Celine Dion is probably one of the Contest’s most famous ever winners and was Switzerland’s second and most recent back in 1988, when the Contest took place in Dublin.
Celine Dion took victory with her entry “Ne partez pas sans moi”. 137 points were enough to claim victory back in the late eighties, 1 point ahead of the United Kingdom.
Corsican first appeared at the Eurovision Song Contest as recent as 2011. It took the language 55 years to appear at the Contest.
Amaury Vassili represented France, with his entry “Sognu”. France finished in 15th place in 2011, with Corsican yet to appear again at the Eurovision Song Contest.
The Czech Republic debuted at the Eurovision Song Contest as recent as 2007. During eight attempts, the country has only reached the Grand Final three times.
2018 saw the Czech Republic’s most successful entry. Mikolas Josef performed his entry “Lie To Me”. Mikolas achieved a 6th place, with a total of 281 points.

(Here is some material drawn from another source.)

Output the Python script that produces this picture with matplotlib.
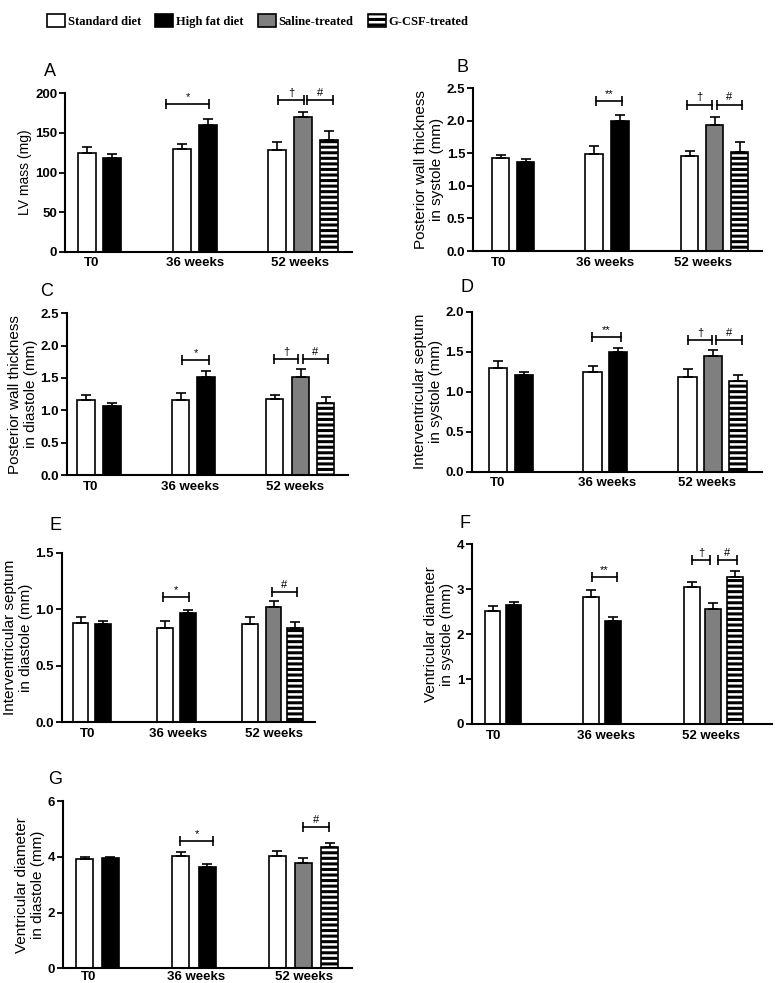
import matplotlib.pyplot as plt
from matplotlib.patches import Patch

W, H = 777, 983
plt.rcParams['font.family'] = ['Liberation Sans', 'DejaVu Sans']
plt.rcParams['hatch.linewidth'] = 2.2

groups = ['T0', '36 weeks', '52 weeks']
treatments = ['Standard diet', 'High fat diet', 'Saline-treated', 'G-CSF-treated']
# order of bars: T0 std, T0 hfd, 36w std, 36w hfd, 52w std, 52w saline, 52w G-CSF
bar_kind = [0, 1, 0, 1, 0, 2, 3]

lv_mass = [125, 118, 130, 160, 129, 170, 141]
lv_mass_sem = [7, 5, 6, 7, 9, 6, 11]
pw_sys = [1.43, 1.36, 1.49, 2.00, 1.46, 1.93, 1.52]
pw_sys_sem = [0.05, 0.05, 0.13, 0.09, 0.08, 0.13, 0.15]
pw_dia = [1.16, 1.06, 1.16, 1.52, 1.17, 1.51, 1.12]
pw_dia_sem = [0.08, 0.06, 0.11, 0.09, 0.07, 0.13, 0.09]
ivs_sys = [1.30, 1.21, 1.25, 1.50, 1.18, 1.45, 1.13]
ivs_sys_sem = [0.08, 0.04, 0.07, 0.05, 0.10, 0.07, 0.08]
ivs_dia = [0.88, 0.87, 0.83, 0.97, 0.87, 1.02, 0.83]
ivs_dia_sem = [0.05, 0.025, 0.07, 0.02, 0.06, 0.05, 0.06]
vd_sys = [2.52, 2.64, 2.83, 2.30, 3.04, 2.55, 3.28]
vd_sys_sem = [0.11, 0.07, 0.15, 0.09, 0.13, 0.15, 0.13]
vd_dia = [3.91, 3.94, 4.03, 3.65, 4.04, 3.79, 4.34]
vd_dia_sem = [0.09, 0.06, 0.15, 0.08, 0.17, 0.15, 0.14]

# significance brackets: symbol and height (data units)
sig_a = [('*', 186), ('†', 191.6), ('#', 191.6)]
sig_b = [('**', 2.30), ('†', 2.25), ('#', 2.25)]
sig_c = [('*', 1.78), ('†', 1.79), ('#', 1.79)]
sig_d = [('**', 1.68), ('†', 1.65), ('#', 1.65)]
sig_e = [('*', 1.11), ('#', 1.155)]
sig_f = [('**', 3.27), ('†', 3.65), ('#', 3.65)]
sig_g = [('*', 4.57), ('#', 5.06)]

fill = {0: ('white', None), 1: ('black', None), 2: ('#7f7f7f', None), 3: ('white', '---')}

# layout in figure pixels
panels = [
    dict(letter='A', lp=(50, 72), box=(65, 352, 93.3, 251.7), ymax=200, step=50, fmt='{:.0f}',
         xs=[87, 112, 182, 208, 277, 303, 329], w=18, lab=[92, 195, 300],
         br=[(166, 209), (278, 304), (307, 333)], vals=lv_mass, err=lv_mass_sem, sig=sig_a,
         ylabel='LV mass (mg)', ls=10),
    dict(letter='B', lp=(462, 67), box=(473, 762, 88.3, 251), ymax=2.5, step=0.5, fmt='{:.1f}',
         xs=[500.5, 525.5, 594, 620, 689.5, 714.5, 739.5], w=17.5, lab=[499, 605, 703],
         br=[(596, 622), (687, 712), (717, 742)], vals=pw_sys, err=pw_sys_sem, sig=sig_b,
         ylabel='Posterior wall thickness\nin systole (mm)', ls=11),
    dict(letter='C', lp=(47, 292), box=(66.7, 348, 313.3, 475), ymax=2.5, step=0.5, fmt='{:.1f}',
         xs=[86, 112, 180.5, 206, 274.5, 300.5, 325.5], w=17.5, lab=[90.5, 190, 295],
         br=[(182, 209), (274, 298), (303, 328)], vals=pw_dia, err=pw_dia_sem, sig=sig_c,
         ylabel='Posterior wall thickness\nin diastole (mm)', ls=11),
    dict(letter='D', lp=(467, 287), box=(471.7, 761.7, 311.7, 471.7), ymax=2.0, step=0.5, fmt='{:.1f}',
         xs=[498, 524, 592.5, 618, 687.5, 713, 738], w=18.5, lab=[497.5, 607.5, 707],
         br=[(592, 621), (688, 712), (716, 742)], vals=ivs_sys, err=ivs_sys_sem, sig=sig_d,
         ylabel='Interventricular septum\nin systole (mm)', ls=11),
    dict(letter='E', lp=(55, 525), box=(61.7, 315, 552.7, 722.3), ymax=1.5, step=0.5, fmt='{:.1f}',
         xs=[80.5, 103, 165, 188, 250, 273.5, 295], w=15.5, lab=[88, 178, 274],
         br=[(163, 189), (272, 297)], vals=ivs_dia, err=ivs_dia_sem, sig=sig_e,
         ylabel='Interventricular septum\nin diastole (mm)', ls=11),
    dict(letter='F', lp=(465, 523), box=(471.7, 771.7, 544.3, 724), ymax=4, step=1, fmt='{:.0f}',
         xs=[492.5, 513.5, 591, 613, 692, 713, 735], w=15.5, lab=[494, 606, 711],
         br=[(592, 617), (692, 710), (718, 737)], vals=vd_sys, err=vd_sys_sem, sig=sig_f,
         ylabel='Ventricular diameter\nin systole (mm)', ls=11),
    dict(letter='G', lp=(55, 780), box=(62.7, 351.7, 801, 968.3), ymax=6, step=2, fmt='{:.0f}',
         xs=[84.5, 110, 180.5, 207, 277, 303, 329.5], w=17, lab=[89, 196, 304],
         br=[(180, 213), (303, 329)], vals=vd_dia, err=vd_dia_sem, sig=sig_g,
         ylabel='Ventricular diameter\nin diastole (mm)', ls=11),
]

fig = plt.figure(figsize=(W / 100, H / 100), dpi=100)

for p in panels:
    l, r, t, b = p['box']
    ax = fig.add_axes([l / W, 1 - b / H, (r - l) / W, (b - t) / H])
    ax.set_xlim(l, r)
    ax.set_ylim(0, p['ymax'])
    for x, v, e, k in zip(p['xs'], p['vals'], p['err'], bar_kind):
        fc, hatch = fill[k]
        ax.bar(x, v, width=p['w'], color=fc, edgecolor='black', linewidth=1.2,
               hatch=hatch, zorder=2)
        ax.errorbar(x, v, yerr=[[0], [e]], fmt='none', ecolor='black',
                    elinewidth=1.2, capsize=3.3, capthick=1.2, zorder=3)
    for (x1, x2), (sym, yv) in zip(p['br'], p['sig']):
        ax.plot([x1, x2], [yv, yv], color='black', lw=1.2, marker='|',
                markersize=7, markeredgewidth=1.2, zorder=4)
        ax.annotate(sym, ((x1 + x2) / 2, yv), xytext=(0, 1.5), textcoords='offset points',
                    ha='center', va='bottom', fontsize=8)
    n = int(round(p['ymax'] / p['step']))
    ticks = [i * p['step'] for i in range(n + 1)]
    ax.set_yticks(ticks)
    ax.set_yticklabels([p['fmt'].format(tk) for tk in ticks], fontsize=9.5, fontweight='bold')
    ax.set_xticks(p['lab'])
    ax.set_xticklabels(groups, fontsize=9.5, fontweight='bold')
    ax.tick_params(axis='x', length=0, pad=2 if p['letter'] == 'G' else 4)
    ax.tick_params(axis='y', length=4, width=1.3, pad=1.5)
    for s in ['top', 'right']:
        ax.spines[s].set_visible(False)
    for s in ['left', 'bottom']:
        ax.spines[s].set_linewidth(1.5)
    ax.set_ylabel(p['ylabel'], fontsize=p['ls'], labelpad=2, linespacing=1.15)
    fig.text(p['lp'][0] / W, 1 - p['lp'][1] / H, p['letter'], fontsize=13,
             ha='center', va='center')

handles = [Patch(facecolor=fill[k][0], edgecolor='black', hatch=fill[k][1], linewidth=1.2)
           for k in range(4)]
fig.legend(handles, treatments, loc='upper left', bbox_to_anchor=(47 / W, 1 - 14 / H),
           ncol=4, frameon=False, borderpad=0, borderaxespad=0, handlelength=1.45,
           handleheight=1.25, handletextpad=0.2, columnspacing=1.15,
           prop={'family': 'Liberation Serif', 'weight': 'bold', 'size': 9})

fig.savefig('out.png', dpi=100)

Conchita Wurst is probably one of the Contest’s most famous recent winners, in Copenhagen, 2014. Conchita had tried to enter the Contest two years before, however finished in second place with “That’s What I Am”, at the Austrian National Final.
Conchita took victory with her entry “Rise Like A Pheonix”. Conchita recently placed 2nd during the United Kingdom’s Eurovision Come Together show – one of the replacement programmes for the 2020 Eurovision Song Contest.